[Start of Information supplied]

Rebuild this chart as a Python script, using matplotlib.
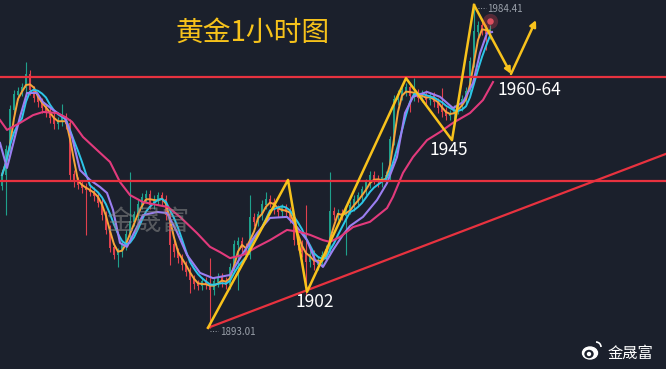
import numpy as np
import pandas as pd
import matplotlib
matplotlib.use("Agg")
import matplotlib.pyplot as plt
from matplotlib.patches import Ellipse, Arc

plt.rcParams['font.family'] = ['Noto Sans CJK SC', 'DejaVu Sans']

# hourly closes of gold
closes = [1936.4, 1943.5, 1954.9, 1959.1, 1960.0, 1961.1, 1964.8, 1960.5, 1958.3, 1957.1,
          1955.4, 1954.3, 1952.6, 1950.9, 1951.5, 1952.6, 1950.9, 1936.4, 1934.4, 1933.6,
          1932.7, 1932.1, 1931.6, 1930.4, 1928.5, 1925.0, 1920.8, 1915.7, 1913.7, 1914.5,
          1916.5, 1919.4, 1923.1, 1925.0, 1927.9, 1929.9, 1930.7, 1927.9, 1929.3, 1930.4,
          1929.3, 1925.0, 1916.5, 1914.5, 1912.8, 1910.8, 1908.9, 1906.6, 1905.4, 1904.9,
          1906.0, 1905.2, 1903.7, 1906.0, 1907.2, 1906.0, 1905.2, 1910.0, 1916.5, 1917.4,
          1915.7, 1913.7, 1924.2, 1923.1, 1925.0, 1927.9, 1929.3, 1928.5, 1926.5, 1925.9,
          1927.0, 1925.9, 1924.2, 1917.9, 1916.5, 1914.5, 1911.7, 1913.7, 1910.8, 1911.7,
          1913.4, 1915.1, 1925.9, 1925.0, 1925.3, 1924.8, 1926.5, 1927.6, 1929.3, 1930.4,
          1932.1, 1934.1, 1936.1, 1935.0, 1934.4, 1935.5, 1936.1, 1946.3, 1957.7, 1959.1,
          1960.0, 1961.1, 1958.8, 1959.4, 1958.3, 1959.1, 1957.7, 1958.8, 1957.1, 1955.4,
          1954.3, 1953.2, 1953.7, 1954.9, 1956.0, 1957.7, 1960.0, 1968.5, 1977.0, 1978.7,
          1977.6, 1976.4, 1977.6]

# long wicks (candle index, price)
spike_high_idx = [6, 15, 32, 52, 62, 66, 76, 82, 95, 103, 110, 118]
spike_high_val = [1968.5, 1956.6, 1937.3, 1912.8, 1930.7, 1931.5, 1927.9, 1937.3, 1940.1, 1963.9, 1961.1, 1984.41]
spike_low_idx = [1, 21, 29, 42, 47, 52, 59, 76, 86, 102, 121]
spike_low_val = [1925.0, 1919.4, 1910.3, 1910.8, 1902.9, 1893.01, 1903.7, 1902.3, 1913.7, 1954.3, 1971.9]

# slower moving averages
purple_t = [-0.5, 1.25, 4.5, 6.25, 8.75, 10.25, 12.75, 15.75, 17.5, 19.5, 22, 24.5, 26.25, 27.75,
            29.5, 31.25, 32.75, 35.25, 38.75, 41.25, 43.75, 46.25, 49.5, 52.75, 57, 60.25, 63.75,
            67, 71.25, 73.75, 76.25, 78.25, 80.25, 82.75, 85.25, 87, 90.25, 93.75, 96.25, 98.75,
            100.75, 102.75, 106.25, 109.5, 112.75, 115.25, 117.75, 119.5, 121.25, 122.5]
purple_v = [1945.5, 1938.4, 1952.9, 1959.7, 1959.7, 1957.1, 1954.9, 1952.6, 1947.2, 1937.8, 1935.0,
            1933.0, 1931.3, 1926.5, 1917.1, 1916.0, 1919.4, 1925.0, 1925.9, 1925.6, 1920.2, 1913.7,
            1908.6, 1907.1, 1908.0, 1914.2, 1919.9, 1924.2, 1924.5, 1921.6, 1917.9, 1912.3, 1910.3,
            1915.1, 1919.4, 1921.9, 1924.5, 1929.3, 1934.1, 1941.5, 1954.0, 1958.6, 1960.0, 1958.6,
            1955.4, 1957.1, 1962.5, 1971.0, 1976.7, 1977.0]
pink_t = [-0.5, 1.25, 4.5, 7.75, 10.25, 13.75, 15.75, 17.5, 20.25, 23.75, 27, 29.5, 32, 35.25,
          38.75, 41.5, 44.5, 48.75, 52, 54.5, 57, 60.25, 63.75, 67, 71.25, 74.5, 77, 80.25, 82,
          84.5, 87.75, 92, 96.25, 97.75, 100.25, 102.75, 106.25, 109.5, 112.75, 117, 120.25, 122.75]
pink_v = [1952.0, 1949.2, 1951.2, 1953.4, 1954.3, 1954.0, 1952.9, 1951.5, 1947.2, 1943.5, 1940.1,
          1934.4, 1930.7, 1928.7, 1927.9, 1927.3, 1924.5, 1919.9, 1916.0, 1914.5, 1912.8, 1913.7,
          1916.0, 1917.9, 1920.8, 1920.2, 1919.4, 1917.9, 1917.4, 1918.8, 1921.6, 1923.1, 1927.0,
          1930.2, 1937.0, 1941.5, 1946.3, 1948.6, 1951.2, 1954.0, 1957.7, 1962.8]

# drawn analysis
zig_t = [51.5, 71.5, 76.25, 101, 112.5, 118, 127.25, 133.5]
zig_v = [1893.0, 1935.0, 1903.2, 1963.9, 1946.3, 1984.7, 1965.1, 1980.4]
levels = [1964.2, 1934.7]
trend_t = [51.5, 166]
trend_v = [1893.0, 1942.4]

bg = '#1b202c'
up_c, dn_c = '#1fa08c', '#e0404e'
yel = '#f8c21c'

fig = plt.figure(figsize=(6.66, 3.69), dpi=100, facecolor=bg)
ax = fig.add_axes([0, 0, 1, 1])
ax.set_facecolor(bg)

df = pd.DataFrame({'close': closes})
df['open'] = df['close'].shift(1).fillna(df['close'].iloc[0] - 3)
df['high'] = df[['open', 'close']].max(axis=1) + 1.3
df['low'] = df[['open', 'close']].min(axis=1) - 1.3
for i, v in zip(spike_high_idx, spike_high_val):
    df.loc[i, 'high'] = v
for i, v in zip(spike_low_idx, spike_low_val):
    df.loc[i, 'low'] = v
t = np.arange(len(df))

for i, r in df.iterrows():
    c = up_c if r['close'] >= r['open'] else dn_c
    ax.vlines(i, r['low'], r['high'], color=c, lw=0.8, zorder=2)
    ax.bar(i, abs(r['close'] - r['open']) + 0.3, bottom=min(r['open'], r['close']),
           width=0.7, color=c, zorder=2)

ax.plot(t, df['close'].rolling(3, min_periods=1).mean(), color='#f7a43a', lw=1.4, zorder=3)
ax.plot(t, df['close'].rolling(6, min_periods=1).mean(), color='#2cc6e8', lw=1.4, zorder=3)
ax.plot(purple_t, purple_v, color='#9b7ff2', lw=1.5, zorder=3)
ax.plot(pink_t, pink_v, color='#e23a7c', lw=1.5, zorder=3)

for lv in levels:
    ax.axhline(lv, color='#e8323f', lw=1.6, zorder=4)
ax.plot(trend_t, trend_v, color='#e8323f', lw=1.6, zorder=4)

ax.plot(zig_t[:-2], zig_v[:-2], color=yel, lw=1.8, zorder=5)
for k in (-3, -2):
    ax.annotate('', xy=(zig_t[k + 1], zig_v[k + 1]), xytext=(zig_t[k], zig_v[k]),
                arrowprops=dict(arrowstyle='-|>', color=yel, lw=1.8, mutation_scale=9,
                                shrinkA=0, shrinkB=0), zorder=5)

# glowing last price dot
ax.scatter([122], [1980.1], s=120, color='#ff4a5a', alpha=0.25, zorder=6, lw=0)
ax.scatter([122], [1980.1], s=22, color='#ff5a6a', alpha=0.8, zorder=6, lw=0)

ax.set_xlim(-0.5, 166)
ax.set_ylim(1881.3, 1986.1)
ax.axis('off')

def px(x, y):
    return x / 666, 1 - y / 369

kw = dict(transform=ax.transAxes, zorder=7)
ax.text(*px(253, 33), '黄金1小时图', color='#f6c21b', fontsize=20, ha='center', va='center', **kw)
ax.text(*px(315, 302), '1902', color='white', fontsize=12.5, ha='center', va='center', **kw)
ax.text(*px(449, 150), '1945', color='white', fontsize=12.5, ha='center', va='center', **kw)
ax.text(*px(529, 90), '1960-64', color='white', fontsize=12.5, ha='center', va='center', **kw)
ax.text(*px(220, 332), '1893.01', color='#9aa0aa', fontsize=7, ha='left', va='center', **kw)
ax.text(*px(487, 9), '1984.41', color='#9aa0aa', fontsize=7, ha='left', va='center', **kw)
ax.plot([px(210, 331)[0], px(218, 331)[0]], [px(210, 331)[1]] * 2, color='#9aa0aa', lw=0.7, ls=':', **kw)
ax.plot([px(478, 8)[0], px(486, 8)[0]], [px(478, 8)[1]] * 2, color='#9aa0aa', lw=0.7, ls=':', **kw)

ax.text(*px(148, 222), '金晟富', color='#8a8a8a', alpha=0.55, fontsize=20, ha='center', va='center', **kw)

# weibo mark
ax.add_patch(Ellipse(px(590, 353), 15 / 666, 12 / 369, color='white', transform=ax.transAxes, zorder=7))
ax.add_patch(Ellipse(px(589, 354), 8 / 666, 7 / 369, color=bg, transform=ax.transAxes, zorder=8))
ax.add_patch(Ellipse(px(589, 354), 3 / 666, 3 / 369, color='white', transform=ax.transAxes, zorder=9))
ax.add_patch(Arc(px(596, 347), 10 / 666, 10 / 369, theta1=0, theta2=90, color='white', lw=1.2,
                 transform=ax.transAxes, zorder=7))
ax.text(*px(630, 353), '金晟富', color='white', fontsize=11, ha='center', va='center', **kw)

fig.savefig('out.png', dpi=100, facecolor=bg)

[End of Information supplied]

Exercise task: Reproduce the material above from its first line through the line containing "from matplotlib.patches import Ellipse, Arc", both ends included, and skip every picture.

Exercise output:
Rebuild this chart as a Python script, using matplotlib.
import numpy as np
import pandas as pd
import matplotlib
matplotlib.use("Agg")
import matplotlib.pyplot as plt
from matplotlib.patches import Ellipse, Arc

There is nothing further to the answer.